A slowdown in sales growth since CY15 is a concern. The management attributes top-line weakness to unsatisfactory performance of its non-retail business division. It is apparent that Bata faces growing competition from various new footwear brands that have emerged in recent years.

The new entrants seem to have a selective focus: they are tailoring footwear products towards individual segments and trendy fashion. That’s where the bulk of the discretionary spending is. In contrast, BATA, and peer firms like Service Shoes, mass market a variety of shoes to different age groups and genders. Perhaps a repositioning towards a more fashion-oriented brand persona may do the trick.
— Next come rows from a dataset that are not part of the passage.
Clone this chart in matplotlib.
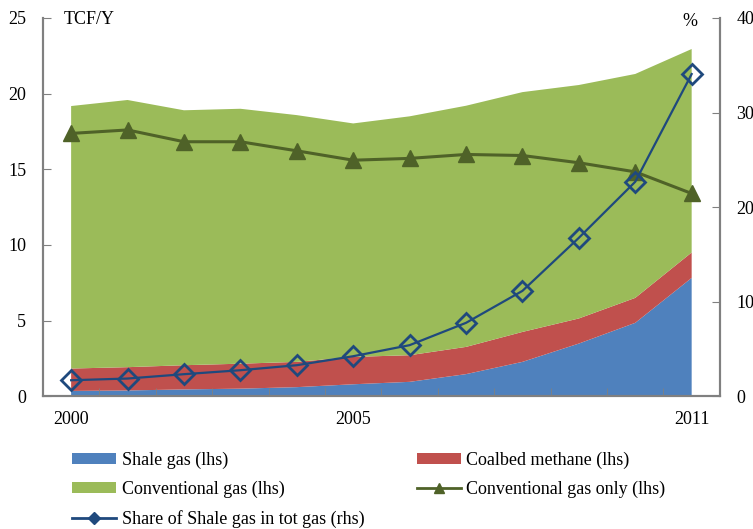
import matplotlib.pyplot as plt
import numpy as np
from matplotlib.ticker import FixedLocator, NullFormatter
from matplotlib.patches import Patch
from matplotlib.lines import Line2D

plt.rcParams['font.family'] = ['Liberation Serif', 'DejaVu Serif']

years = [2000, 2001, 2002, 2003, 2004, 2005, 2006, 2007, 2008, 2009, 2010, 2011]
shale = [0.35, 0.38, 0.45, 0.50, 0.60, 0.79, 0.95, 1.46, 2.27, 3.48, 4.85, 7.82]
coalbed = [1.48, 1.54, 1.60, 1.65, 1.67, 1.81, 1.76, 1.80, 1.98, 1.66, 1.65, 1.68]
conventional = [17.35, 17.66, 16.85, 16.85, 16.31, 15.43, 15.79, 15.94, 15.85, 15.43, 14.80, 13.45]
conv_only = [17.37, 17.60, 16.82, 16.82, 16.22, 15.60, 15.72, 15.98, 15.91, 15.43, 14.83, 13.40]
share = [1.69, 1.87, 2.33, 2.75, 3.28, 4.23, 5.40, 7.76, 11.14, 16.75, 22.68, 34.07]
tick_years = [2000, 2005, 2011]

c_blue = '#4F81BD'
c_red = '#C0504D'
c_green = '#9BBB59'
c_dkgreen = '#4F6228'
c_navy = '#1F497D'
c_spine = '#808080'

x = np.arange(len(years))
fs = 13

fig = plt.figure(figsize=(7.53, 5.29), dpi=100)
ax = fig.add_axes([0.057, 0.251, 0.899, 0.715])
ax2 = ax.twinx()

ax.stackplot(x, shale, coalbed, conventional, colors=[c_blue, c_red, c_green], lw=0)
ax.plot(x, conv_only, color=c_dkgreen, lw=2.2, marker='^', ms=11)
ax2.plot(x, share, color=c_navy, lw=1.6, marker='D', ms=10, mfc='none', mew=2)

ax.set_xlim(-0.5, len(years) - 0.5)
ax.set_ylim(0, 25)
ax2.set_ylim(0, 40)
ax.set_yticks([0, 5, 10, 15, 20, 25])
ax2.set_yticks([0, 10, 20, 30, 40])

ax.set_xticks([years.index(y) for y in tick_years])
ax.set_xticklabels([str(y) for y in tick_years])
ax.xaxis.set_minor_locator(FixedLocator(x[:-1] + 0.5))
ax.xaxis.set_minor_formatter(NullFormatter())
ax.tick_params(axis='x', which='major', length=0, pad=11, labelsize=fs)
ax.tick_params(axis='x', which='minor', direction='in', length=6, color=c_spine)
ax.tick_params(axis='y', direction='in', length=6, color=c_spine, pad=12, labelsize=fs)
ax2.tick_params(axis='y', direction='in', length=6, color=c_spine, pad=12, labelsize=fs)

for a in (ax, ax2):
    a.spines['top'].set_visible(False)
    for s in ('left', 'right', 'bottom'):
        a.spines[s].set_color(c_spine)
        a.spines[s].set_linewidth(1.5)

ax.text(0.03, 0.995, 'TCF/Y', transform=ax.transAxes, fontsize=fs, va='center', ha='left')
ax.text(0.955, 0.99, '%', transform=ax.transAxes, fontsize=fs, va='center', ha='center')

handles = [
    Patch(facecolor=c_blue, label='Shale gas (lhs)'),
    Patch(facecolor=c_green, label='Conventional gas (lhs)'),
    Line2D([], [], color=c_navy, lw=2, marker='D', ms=6, label='Share of Shale gas in tot gas (rhs)'),
    Patch(facecolor=c_red, label='Coalbed methane (lhs)'),
    Line2D([], [], color=c_dkgreen, lw=2, marker='^', ms=7, label='Conventional gas only (lhs)'),
]
fig.legend(handles=handles, ncol=2, loc='upper left', bbox_to_anchor=(0.0956, 0.147),
           frameon=False, fontsize=fs, handlelength=2.45, handleheight=0.55,
           handletextpad=0.3, columnspacing=2.9, labelspacing=0.68, borderaxespad=0,
           borderpad=0)

fig.savefig('out.png', dpi=100)
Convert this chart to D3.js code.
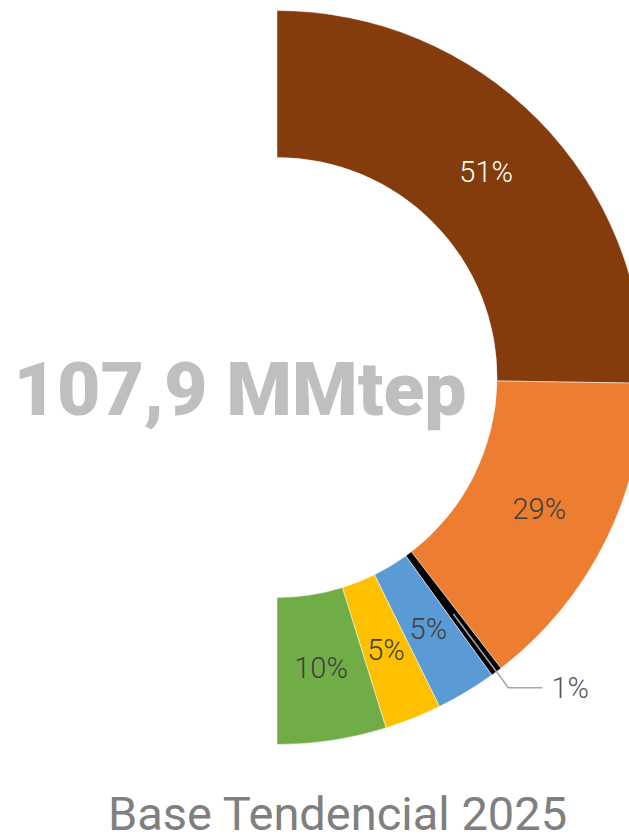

Going forward, BATA will continue to hold a significant competitive advantage thanks to its heritage and an established footprint of over 400 retail outlets across Pakistan. The shoemaker will do well to expand its retail stores, especially in rural areas, besides making its urban retail footprint more customer-friendly.

It must be noted that while BATA marches on, the same cannot be said of the stock market’s appetite for the scrip. BATA has been down on the PSX roughly 32 percent in the year-to-date period. But it’s a very thinly-traded stock. So perhaps there is not much to read into the stock hitting a new 52-week low of Rs2800 earlier this week.